In most jurisdictions, unpaid meal breaks (typically 30 minutes) do not count toward the 8 paid hours. You are at work for 8.5 hours (clock time) but paid for 8. This calculator's break input represents unpaid break time.
Paid short breaks (e.g., 10–15 minute coffee breaks) are counted as work time and are part of the 8 hours — do not add them to the break field. Only enter unpaid break time that extends the shift duration beyond 8 hours.
The US Fair Labor Standards Act does not mandate meal or rest breaks for adults. However, it requires that breaks under 20 minutes be paid. Many states have their own laws requiring a 30-minute unpaid meal break for shifts over 6 hours. Always check your state's labor law.

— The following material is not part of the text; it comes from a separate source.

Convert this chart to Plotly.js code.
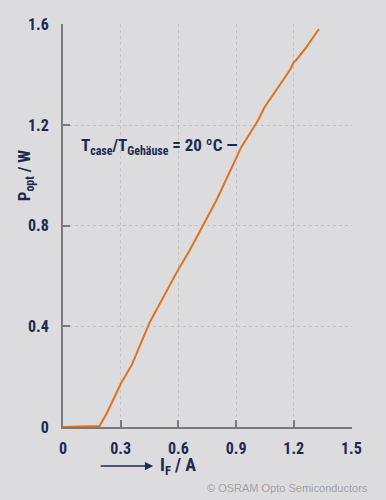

This calculator is fixed at 8 paid hours. For other shift lengths, you can adjust by adding the difference to the break field. For example, to model a 10-hour shift, set break_minutes = 30 (standard break) and mentally note the 2-hour extension — or use a general shift calculator.
The calculator handles midnight wraparound using modulo 1440 arithmetic. A shift starting at 10 PM that lasts 8.5 hours ends at 6:30 AM — the result will correctly show 6:30 as the end time.
Total shift hours is the time elapsed from clock-in to clock-out (including unpaid breaks). Actual work hours is only the paid productive time (8 hours). Employers use total shift hours for scheduling coverage; payroll uses actual work hours.